Je kunt de M4 bestellen als basisversie met een manuele zesversnellingsbak en ‘passieve’ ophanging, maar hij bestaat ook met M DKG zevenversnellingsbak (3.970 euro) en een gestuurde M Sport-ophanging (1.935 euro). Met deze uitrusting wordt hij nog veelzijdiger. In de comfortstand is hij niet te hard. Alleen de middelmatige demping van rolgeluiden is vermoeiend tijdens lange ritten. In de modus Sport of Sport+ rolt de M4 zijn spieren en wordt hij een echt circuitbeest. De Lexus RC-F rust altijd op een passieve ophanging en kan ondanks een draaiknop met verschillende afstellen geen aanspraak maken op dezelfde veelzijdigheid. De Lexus is eerder een GT: zeer snel (zelfs op circuit), maar niet zo snedig als een M4.
2+2 of 4?
In de uitstekende kuipzetels worden de passagiers voorin de Lexus RC-F echt verwend. We kunnen niet hetzelfde zeggen van de passagiers achterin. Daar is de ruimte beperkt. Om nog niet te spreken over de lastige toegang en het zicht rondom dat niet geschikt is voor claustrofoben. Geen twijfel mogelijk, dit is een coupé.
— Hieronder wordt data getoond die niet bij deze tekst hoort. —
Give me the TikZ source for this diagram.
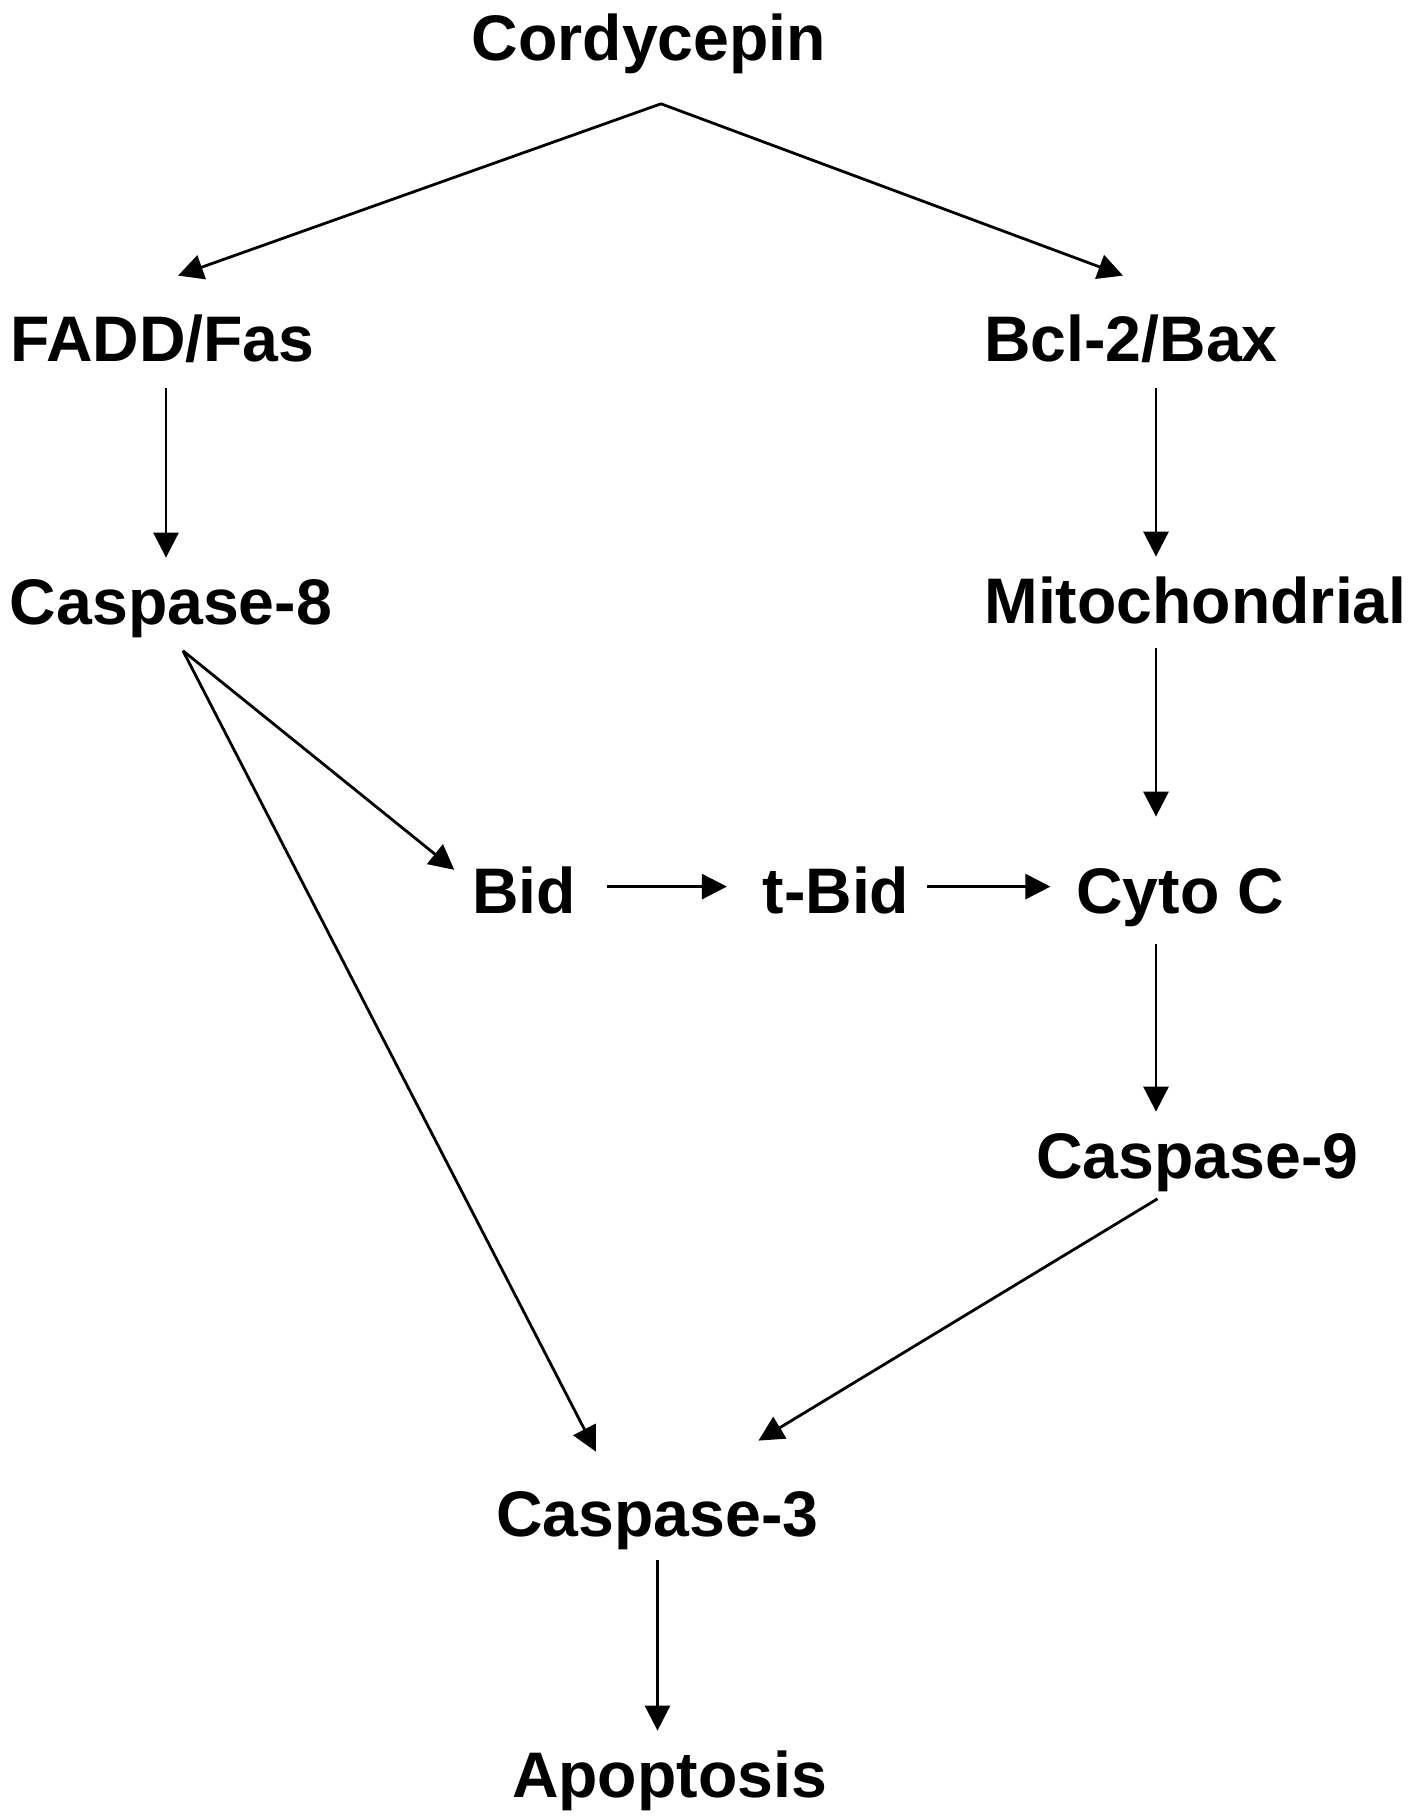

De M4 nodigt meer uit om meer personen te vervoeren en heeft twee ‘echte’ plaatsen achterin.
Conclusie
Liefhebbers van sportiviteit kiezen eerder voor de M4, die lichter en scherper rijdt dan de RC-F. Bij een vlotte rijstijl is de BMW doeltreffender. De Lexus RC-F profileert zich als een exotisch alternatief dat interessant is door zijn verhouding tussen prestaties en werkingscomfort en de soepelheid van zijn grote atmosferische V8. Zijn scherpe stijl kan ook interesse opwekken van bestuurders die niet graag ongemerkt voorbijrijden.